A plane traveled 510
mph with the wind and 470
mph against the wind. Find the speed of the plane in still air and the speed of the wind
let speed of plane be x mph
let the speed of the wind be y mph
x+y = 510
x-y = 470
how about adding these two and see what happens.
To find the speed of the plane in still air and the speed of the wind, we can set up a system of equations.
Let's denote the speed of the plane in still air as "p" and the speed of the wind as "w".
When the plane is flying with the wind, the effective speed is the sum of the plane's speed in still air and the speed of the wind:
p + w = 510 mph --------- Equation 1
Similarly, when the plane is flying against the wind, the effective speed is the difference between the plane's speed in still air and the speed of the wind:
p - w = 470 mph --------- Equation 2
Now we have a system of two equations. We can use any method (substitution, elimination) to solve this system.
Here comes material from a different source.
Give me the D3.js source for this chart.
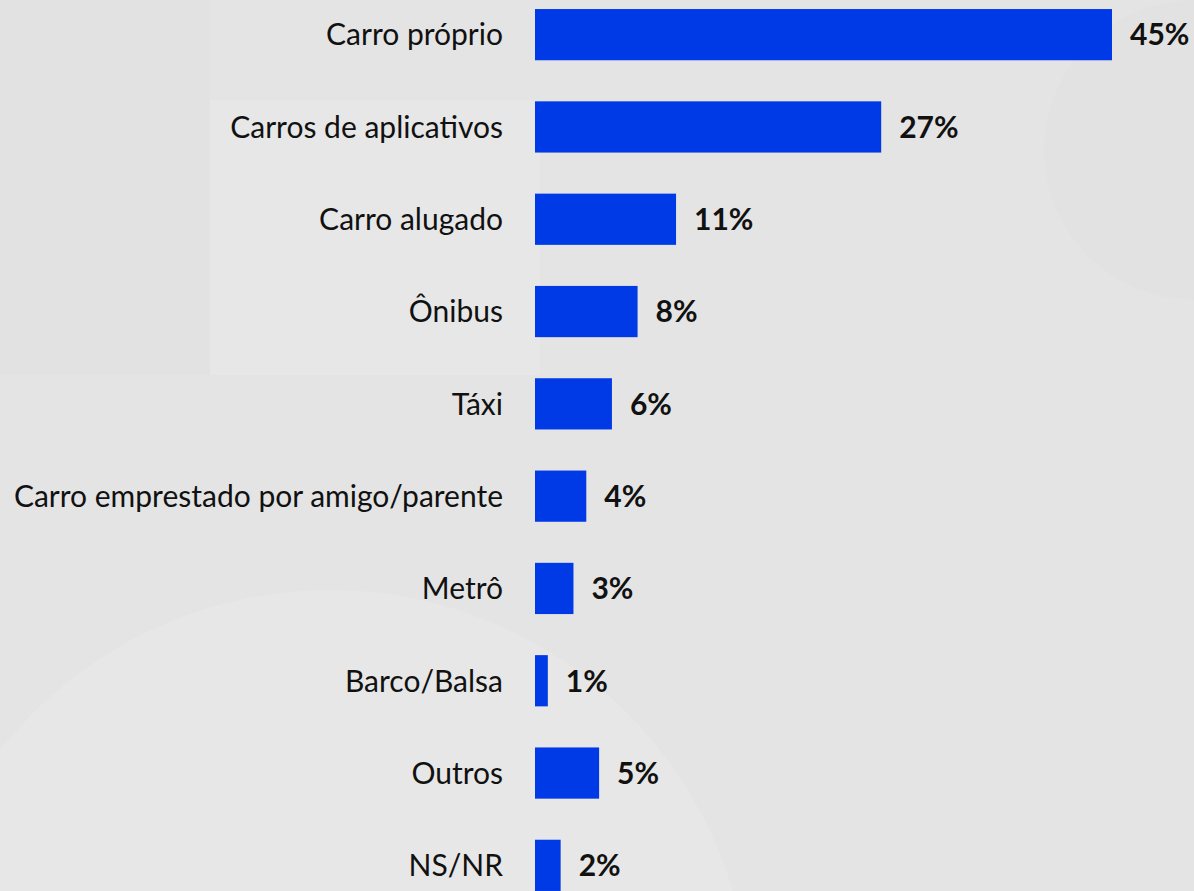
<!DOCTYPE html>
<html>
<head>
<meta charset="utf-8">
<script src="https://cdn.jsdelivr.net/npm/d3@7"></script>
<style>
  html, body { margin: 0; padding: 0; background: #e5e5e5; }
  svg { display: block; }
</style>
</head>
<body>
<svg width="1194" height="891"></svg>
<script>
var categories = [
  "Carro próprio",
  "Carros de aplicativos",
  "Carro alugado",
  "Ônibus",
  "Táxi",
  "Carro emprestado por amigo/parente",
  "Metrô",
  "Barco/Balsa",
  "Outros",
  "NS/NR"
];
var values = [45, 27, 11, 8, 6, 4, 3, 1, 5, 2];
var valueLabels = ["45%", "27%", "11%", "8%", "6%", "4%", "3%", "1%", "5%", "2%"];

var data = categories.map((c, i) => ({ cat: c, val: values[i], lab: valueLabels[i] }));

var svg = d3.select("svg");
var width = +svg.attr("width");
var height = +svg.attr("height");

// faint background shapes
var bg = svg.append("g");
bg.append("rect").attr("width", width).attr("height", height).attr("fill", "#e4e4e4");
bg.append("rect").attr("x", 0).attr("y", 0).attr("width", 210).attr("height", 375).attr("fill", "#e2e2e2");
bg.append("rect").attr("x", 210).attr("y", 100).attr("width", 330).attr("height", 275).attr("fill", "#e7e7e7");
bg.append("circle").attr("cx", 330).attr("cy", 1010).attr("r", 420).attr("fill", "#e7e7e7");
bg.append("circle").attr("cx", 1194).attr("cy", 150).attr("r", 150).attr("fill", "#e2e2e2");

var x = d3.scaleLinear()
  .domain([0, 45])
  .range([535, 1112]);

var y = d3.scaleBand()
  .domain(categories)
  .range([-11.5, 911.5])
  .paddingInner(0.445)
  .paddingOuter(0.2225);

var font = "Lato, 'Open Sans', sans-serif";

var rows = svg.selectAll("g.row")
  .data(data)
  .enter()
  .append("g")
  .attr("class", "row");

rows.append("rect")
  .attr("x", x(0))
  .attr("y", d => y(d.cat))
  .attr("width", d => x(d.val) - x(0))
  .attr("height", y.bandwidth())
  .attr("fill", "#003ae6");

rows.append("text")
  .attr("x", 503)
  .attr("y", d => y(d.cat) + y.bandwidth() / 2)
  .attr("dy", "0.36em")
  .attr("text-anchor", "end")
  .style("font-family", font)
  .style("font-size", "30px")
  .attr("fill", "#111")
  .text(d => d.cat);

rows.append("text")
  .attr("x", d => x(d.val) + 18)
  .attr("y", d => y(d.cat) + y.bandwidth() / 2)
  .attr("dy", "0.36em")
  .style("font-family", font)
  .style("font-size", "30px")
  .style("font-weight", "bold")
  .attr("fill", "#111")
  .text(d => d.lab);
</script>
</body>
</html>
Let's solve it using the elimination method:
Adding the two equations together, we get:
(p + w) + (p - w) = 510 + 470
2p = 980
Dividing both sides by 2, we find:
p = 490 mph
Substituting this value back into Equation 1, we can solve for the speed of the wind:
490 + w = 510
w = 510 - 490
w = 20 mph
Therefore, the speed of the plane in still air is 490 mph, and the speed of the wind is 20 mph.